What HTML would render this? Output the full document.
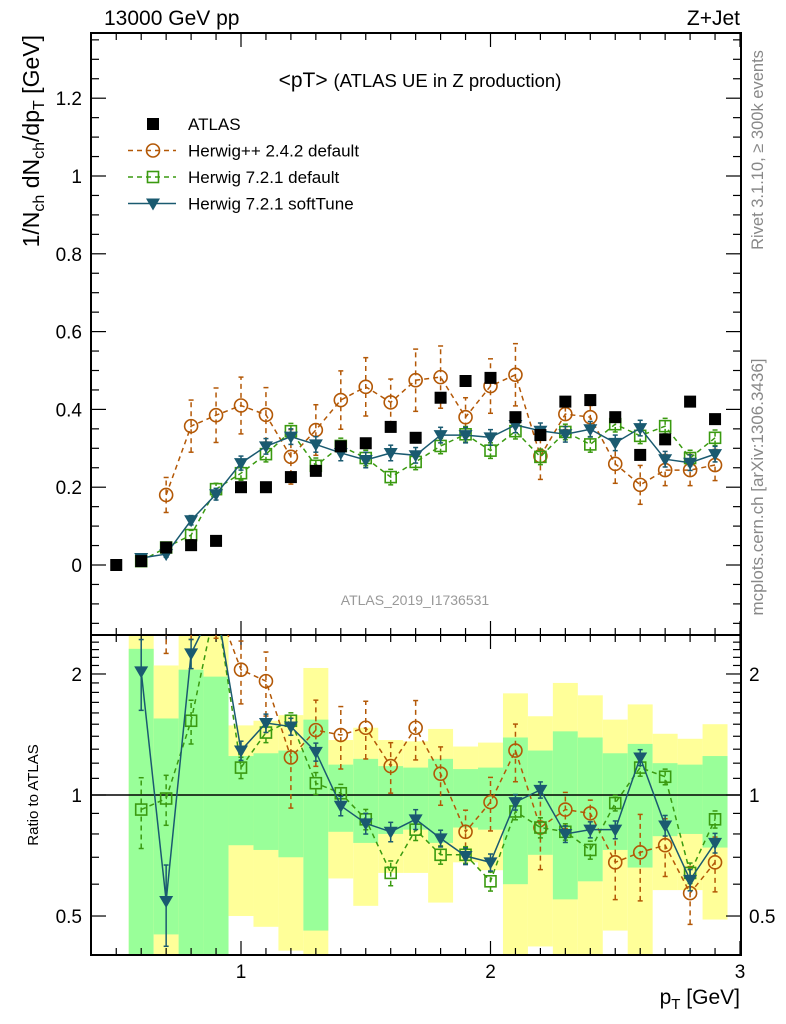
<!DOCTYPE html>
<html><head><meta charset="utf-8"><style>
html,body{margin:0;padding:0;background:#fff;}
svg{display:block;font-family:"Liberation Sans",Arial,sans-serif;}
</style></head><body>
<svg id="chart" width="786" height="1024" viewBox="0 0 786 1024" xmlns="http://www.w3.org/2000/svg"></svg>
<script>
const pT = [0.5,0.6,0.7,0.8,0.9,1.0,1.1,1.2,1.3,1.4,1.5,1.6,1.7,1.8,1.9,2.0,2.1,2.2,2.3,2.4,2.5,2.6,2.7,2.8,2.9];
const atlasVals = [0.0,0.01,0.045,0.051,0.062,0.2,0.2,0.226,0.242,0.305,0.313,0.355,0.327,0.43,0.473,0.481,0.38,0.334,0.42,0.424,0.38,0.283,0.323,0.42,0.375];
const hppPT = [0.7,0.8,0.9,1.0,1.1,1.2,1.3,1.4,1.5,1.6,1.7,1.8,1.9,2.0,2.1,2.2,2.3,2.4,2.5,2.6,2.7,2.8,2.9];
const hppVals = [0.18,0.357,0.385,0.41,0.386,0.278,0.347,0.424,0.458,0.418,0.475,0.483,0.38,0.46,0.489,0.28,0.388,0.38,0.26,0.206,0.244,0.244,0.257];
const hppErr = [0.045,0.067,0.07,0.073,0.07,0.07,0.065,0.075,0.075,0.06,0.08,0.08,0.05,0.07,0.08,0.06,0.04,0.03,0.05,0.05,0.04,0.04,0.04];
const h7PT = [0.6,0.7,0.8,0.9,1.0,1.1,1.2,1.3,1.4,1.5,1.6,1.7,1.8,1.9,2.0,2.1,2.2,2.3,2.4,2.5,2.6,2.7,2.8,2.9];
const h7Vals = [0.01,0.045,0.077,0.195,0.236,0.285,0.344,0.255,0.306,0.275,0.226,0.265,0.306,0.336,0.294,0.344,0.278,0.342,0.31,0.362,0.332,0.357,0.275,0.327];
const h7Err = [0.005,0.008,0.012,0.015,0.018,0.02,0.02,0.02,0.02,0.02,0.02,0.02,0.02,0.02,0.02,0.02,0.02,0.02,0.02,0.02,0.02,0.02,0.02,0.02];
const softVals = [0.018,0.028,0.115,0.182,0.262,0.305,0.33,0.31,0.288,0.27,0.288,0.282,0.334,0.334,0.328,0.36,0.345,0.336,0.349,0.314,0.352,0.272,0.263,0.285];
const softErr = [0.005,0.008,0.012,0.015,0.018,0.02,0.02,0.02,0.02,0.02,0.02,0.02,0.02,0.02,0.02,0.02,0.02,0.02,0.02,0.02,0.02,0.02,0.02,0.02];
// ratio panel
const hppRatio = [3,3,3,2.05,1.92,1.24,1.45,1.41,1.47,1.18,1.47,1.13,0.81,0.96,1.29,0.83,0.92,0.9,0.68,0.72,0.75,0.57,0.68];
const h7Ratio = [0.92,0.98,1.53,3,1.17,1.43,1.53,1.07,1.01,0.87,0.64,0.82,0.71,0.71,0.61,0.91,0.83,0.81,0.73,0.955,1.17,1.11,0.64,0.87];
const softRatio = [2.03,0.545,2.25,3,1.29,1.51,1.48,1.28,0.94,0.85,0.81,0.87,0.78,0.705,0.68,0.96,1.03,0.8,0.82,0.82,1.24,0.84,0.615,0.76];
const bandPT = [0.6,0.7,0.8,0.9,1.0,1.1,1.2,1.3,1.4,1.5,1.6,1.7,1.8,1.9,2.0,2.1,2.2,2.3,2.4,2.5,2.6,2.7,2.8,2.9];
const greenHi = [2.31,1.55,2.05,1.97,1.25,1.27,1.29,1.54,1.19,1.23,1.18,1.17,1.23,1.16,1.17,1.39,1.29,1.44,1.39,1.27,1.34,1.2,1.19,1.25];
const greenLo = [0.3,0.45,0.3,0.3,0.75,0.73,0.7,0.46,0.81,0.76,0.8,0.82,0.76,0.83,0.82,0.6,0.71,0.55,0.61,0.73,0.66,0.79,0.8,0.74];
const yellowHi = [3,2.1,3,3,1.49,1.53,1.58,2.07,1.37,1.47,1.37,1.36,1.46,1.32,1.35,1.79,1.57,1.9,1.77,1.54,1.68,1.42,1.38,1.5];
const yellowLo = [0.3,0.3,0.3,0.3,0.5,0.47,0.41,0.3,0.62,0.53,0.64,0.64,0.54,0.68,0.65,0.3,0.42,0.3,0.3,0.46,0.3,0.58,0.58,0.49];
const xTicks = [1,2,3];
const yTicks = [0,0.2,0.4,0.6,0.8,1,1.2];
const rTicks = [0.5,1,2];

const NS="http://www.w3.org/2000/svg";
const svg=document.getElementById('chart');
const L=91,R=741,T=33,MB=635,RB=955;
const X=p=>241+249.5*(p-1);
const Y=v=>565-389*v;
const RY=r=>795-402*Math.log10(r);
function el(tag,attrs,parent){const e=document.createElementNS(NS,tag);for(const k in attrs)e.setAttribute(k,attrs[k]);(parent||svg).appendChild(e);return e;}
function txt(s,attrs,parent){const e=el('text',attrs,parent);e.textContent=s;return e;}

const defs=el('defs',{});
const c1=el('clipPath',{id:'cm'},defs);el('rect',{x:L,y:T,width:R-L,height:MB-T},c1);
const c2=el('clipPath',{id:'cr'},defs);el('rect',{x:L,y:MB,width:R-L,height:RB-MB},c2);

const gBands=el('g',{'clip-path':'url(#cr)'});


bandPT.forEach((p,i)=>{
  const x0=X(p-0.05),x1=X(p+0.05);
  const y=el('rect',{x:x0,y:RY(yellowHi[i]),width:x1-x0,height:RY(yellowLo[i])-RY(yellowHi[i]),fill:'#ffff99'},gBands);
  
  
  const g=el('rect',{x:x0,y:RY(greenHi[i]),width:x1-x0,height:RY(greenLo[i])-RY(greenHi[i]),fill:'#99ff99'},gBands);
  
  
});
el('line',{x1:L,x2:R,y1:RY(1),y2:RY(1),stroke:'#000','stroke-width':1.5});

const f1=el('rect',{x:L,y:T,width:R-L,height:MB-T,fill:'none',stroke:'#000','stroke-width':2});


const f2=el('rect',{x:L,y:MB,width:R-L,height:RB-MB,fill:'none',stroke:'#000','stroke-width':2});



for(let k=4;k<=30;k++){const p=k/10;const x=X(p);if(x<=L||x>=R)continue;const maj=(k%10===0);const len=maj?14:7;
  [[T,1],[MB,-1],[MB,1],[RB,-1]].forEach(([y0,d])=>el('line',{x1:x,x2:x,y1:y0,y2:y0+d*len,stroke:'#000','stroke-width':1.2}));}
xTicks.forEach(v=>{const t=txt(String(v),{x:X(v),y:978,'font-size':19,'text-anchor':'middle'});
  
  });
for(let k=-3;k<=27;k++){const v=k*0.05;const y=Y(v);if(y<=T||y>=MB)continue;const maj=(k%4===0);const len=maj?15:8;
  el('line',{x1:L,x2:L+len,y1:y,y2:y,stroke:'#000','stroke-width':1.2});el('line',{x1:R,x2:R-len,y1:y,y2:y,stroke:'#000','stroke-width':1.2});}
yTicks.forEach(v=>{const t=txt(String(v),{x:82,y:Y(v)+7,'font-size':19,'text-anchor':'end'});
  
  });
[0.4,0.5,0.6,0.7,0.8,0.9,1,1.1,1.2,1.3,1.4,1.5,1.6,1.7,1.8,1.9,2,2.1,2.2,2.3,2.4].forEach(v=>{const y=RY(v);if(y<=MB||y>=RB)return;const maj=rTicks.includes(v);const len=maj?15:8;
  el('line',{x1:L,x2:L+len,y1:y,y2:y,stroke:'#000','stroke-width':1.2});el('line',{x1:R,x2:R-len,y1:y,y2:y,stroke:'#000','stroke-width':1.2});});
rTicks.forEach(v=>{const a=txt(String(v),{x:82,y:RY(v)+7,'font-size':19,'text-anchor':'end'});
  
  
  const b=txt(String(v),{x:749,y:RY(v)+7,'font-size':19,'text-anchor':'start'});
  
  });

function marker(kind,x,y,color,g){
  if(kind==='sq') return el('rect',{x:x-6,y:y-6,width:12,height:12,fill:'#000'},g);
  if(kind==='osq') return el('rect',{x:x-5.5,y:y-5.5,width:11,height:11,fill:'none',stroke:color,'stroke-width':1.6},g);
  if(kind==='circ') return el('circle',{cx:x,cy:y,r:6.5,fill:'none',stroke:color,'stroke-width':1.6},g);
  if(kind==='tri') return el('path',{d:`M${x-7},${y-5} L${x+7},${y-5} L${x},${y+7} Z`,fill:color},g);
}
function series(name,xs,vals,errs,yf,color,dash,kind,clip,relErr){
  const g=el('g',{'clip-path':clip});
  
  
  const pts=xs.map((p,i)=>[X(p),yf(vals[i])]);
  el('polyline',{points:pts.map(q=>q.join(',')).join(' '),fill:'none',stroke:color,'stroke-width':1.5,'stroke-dasharray':dash||'none'},g);
  xs.forEach((p,i)=>{
    if(errs){let lo,hi;
      if(relErr){const f=Math.min(errs[i],0.5);lo=yf(vals[i]*(1-f));hi=yf(vals[i]*(1+f));}
      else{lo=yf(vals[i]-errs[i]);hi=yf(vals[i]+errs[i]);}
      const x=X(p);
      el('line',{x1:x,x2:x,y1:lo,y2:hi,stroke:color,'stroke-width':1.5,'stroke-dasharray':dash||'none'},g);
      el('line',{x1:x-2.5,x2:x+2.5,y1:lo,y2:lo,stroke:color,'stroke-width':1.5},g);
      el('line',{x1:x-2.5,x2:x+2.5,y1:hi,y2:hi,stroke:color,'stroke-width':1.5},g);}
    const m=marker(kind,X(p),yf(vals[i]),color,g);
    
    
  });
}
const ORG='#b35806',GRN='#3a9a10',BLU='#1a5a70';
const rel=(e,v)=>e.map((x,i)=>x/Math.max(v[i],0.02));
series('herwigpp-series',hppPT,hppVals,hppErr,Y,ORG,'5,4','circ','url(#cm)');
series('herwig7-default-series',h7PT,h7Vals,h7Err,Y,GRN,'5,4','osq','url(#cm)');
series('herwig7-softtune-series',h7PT,softVals,softErr,Y,BLU,null,'tri','url(#cm)');
const ga=el('g',{'clip-path':'url(#cm)'});


pT.forEach((p,i)=>{const m=marker('sq',X(p),Y(atlasVals[i]),'#000',ga);
  
  });
series('herwigpp-ratio',hppPT,hppRatio,rel(hppErr,hppVals),RY,ORG,'5,4','circ','url(#cr)',true);
series('herwig7-default-ratio',h7PT,h7Ratio,rel(h7Err,h7Vals).map(x=>x*0.8),RY,GRN,'5,4','osq','url(#cr)',true);
series('herwig7-softtune-ratio',h7PT,softRatio,rel(softErr,softVals).map(x=>x*0.8),RY,BLU,null,'tri','url(#cr)',true);

function label(s,name,attrs){const t=txt(s,attrs);return t;}
label('13000 GeV pp','energy-label',{x:104,y:25,'font-size':21});
label('Z+Jet','process-label',{x:740,y:25,'font-size':21,'text-anchor':'end'});
const tt=label('','plot-title',{x:420,y:87,'font-size':21,'text-anchor':'middle'});
tt.innerHTML='&lt;pT&gt; <tspan font-size="18.5">(ATLAS UE in Z production)</tspan>';
label('ATLAS_2019_I1736531','analysis-id',{x:415,y:605,'font-size':14,fill:'#999','text-anchor':'middle'});
label('Rivet 3.1.10, \u2265 300k events','rivet-label',{x:0,y:0,'font-size':16.5,fill:'#888','text-anchor':'middle',transform:'translate(763,150) rotate(-90)'});
label('mcplots.cern.ch [arXiv:1306.3436]','mcplots-label',{x:0,y:0,'font-size':17,fill:'#888','text-anchor':'middle',transform:'translate(763,487) rotate(-90)'});
const yt=label('','y-axis-title',{x:0,y:0,'font-size':23,'text-anchor':'end',transform:'translate(39,35) rotate(-90)'});
yt.innerHTML='1/N<tspan font-size="16" dy="5">ch</tspan><tspan dy="-5"> dN</tspan><tspan font-size="16" dy="5">ch</tspan><tspan dy="-5">/dp</tspan><tspan font-size="16" dy="5">T</tspan><tspan dy="-5"> [GeV]</tspan>';
label('Ratio to ATLAS','ratio-axis-title',{x:0,y:0,'font-size':15,'text-anchor':'middle',transform:'translate(38,795) rotate(-90)'});
const xt=label('','x-axis-title',{x:740,y:1004,'font-size':21,'text-anchor':'end'});
xt.innerHTML='p<tspan font-size="15" dy="5">T</tspan><tspan dy="-5"> [GeV]</tspan>';

const lg=el('g',{});


const legItems=[['ATLAS','sq','#000',null,false],['Herwig++ 2.4.2 default','circ',ORG,'5,4',true],['Herwig 7.2.1 default','osq',GRN,'5,4',true],['Herwig 7.2.1 softTune','tri',BLU,null,true]];
legItems.forEach((it,i)=>{const y=124+26.5*i;const e=el('g',{},lg);
  
  
  if(it[4]) el('line',{x1:128,x2:176,y1:y,y2:y,stroke:it[2],'stroke-width':1.5,'stroke-dasharray':it[3]||'none'},e);
  marker(it[1],153,y,it[2],e);
  txt(it[0],{x:188,y:y+6,'font-size':17},e);});
</script>
</body></html>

************

**Work required**
Search the listing for the word "document". Copy every line in which it occurs.

**Problem solution**
What HTML would render this? Output the full document.
const svg=document.getElementById('chart');
function el(tag,attrs,parent){const e=document.createElementNS(NS,tag);for(const k in attrs)e.setAttribute(k,attrs[k]);(parent||svg).appendChild(e);return e;}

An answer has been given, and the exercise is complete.